Risposta: La Chiesa latinoamericana ha una grande ricchezza: è una Chiesa giovane, e questo è importante. Una Chiesa giovane con una certa freschezza, anche con alcune informalità, non tanto formale. Inoltre ha una teologia ricca, di ricerca. Io ho voluto dare coraggio a questa Chiesa giovane e credo che questa Chiesa può dare tanto a noi. Dico una cosa che mi ha colpito tanto. In tutti e tre i Paesi, tutti e tre, c’erano lungo le strade i papà e le mamme con i bambini; facevano vedere i bambini. Mai ho visto tanti bambini, tanti bambini. E’ un popolo – e anche la Chiesa è così – che è una lezione per noi, per l’Europa, dove il calo delle nascite spaventa un po’, e anche le politiche per aiutare le famiglie numerose sono poche.

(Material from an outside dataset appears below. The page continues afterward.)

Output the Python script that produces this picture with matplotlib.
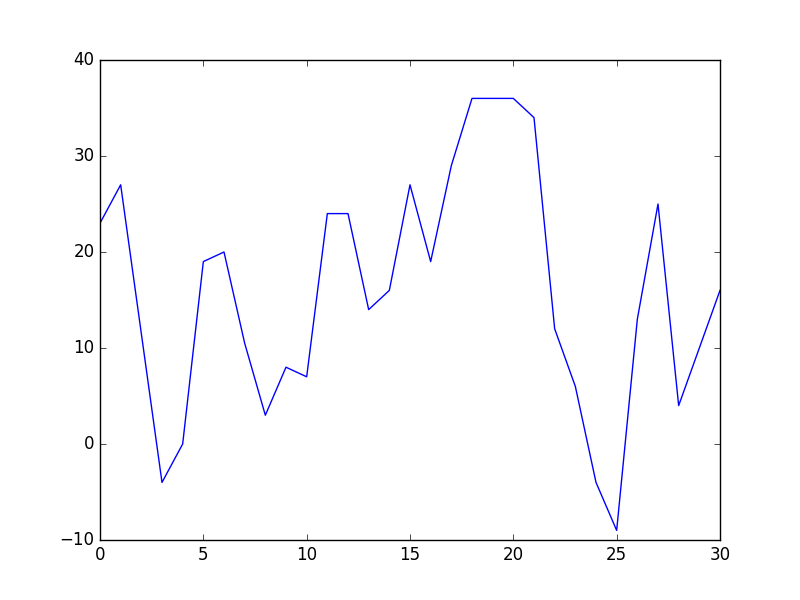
import matplotlib
matplotlib.use("Agg")
import matplotlib.pyplot as plt

plt.style.use('classic')

x_values = list(range(31))
y_values = [23, 27, 11.5, -4, 0, 19, 20, 10.5, 3, 8, 7, 24, 24, 14, 16, 27,
            19, 29, 36, 36, 36, 34, 12, 6, -4, -9, 13, 25, 4, 10, 16]

fig = plt.figure(figsize=(8, 6), dpi=100)
ax = fig.add_subplot(111)
ax.plot(x_values, y_values, color='b')
ax.set_xlim(0, 30)
ax.set_ylim(-10, 40)
fig.savefig('out.png', dpi=100)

Penso alla Francia che ha una bella politica per aiutare le famiglie numerose ed è arrivata, credo, a più del due per cento, mentre altri sono vicini allo zero, anche se non tutti. Credo che in Albania il 45 per cento, ma in Paraguay oltre il 70 per cento della popolazione sia dai 40 anni in giù. La ricchezza di questo popolo e di questa Chiesa è che si tratta di una Chiesa viva. E’ una ricchezza, una Chiesa di vita. Questo è importante. Credo che noi dobbiamo imparare da questo e correggere, perché altrimenti, se non vengono i figli… E’ quello che mi tocca tanto dello “scarto”: si scartano i bambini, si scartano gli anziani, con la mancanza di lavoro si scartano i giovani. Per questo i popoli nuovi, i popoli giovani ci danno più forza. Per la Chiesa, che direi una Chiesa giovane – con tanti problemi, perché ne ha di problemi – credo che questo sia il messaggio che io trovo: non avere paura per questa gioventù e questa freschezza della Chiesa. Può essere anche una Chiesa un po’ indisciplinata, ma col tempo si disciplinerà, e ci dà tanto di buono.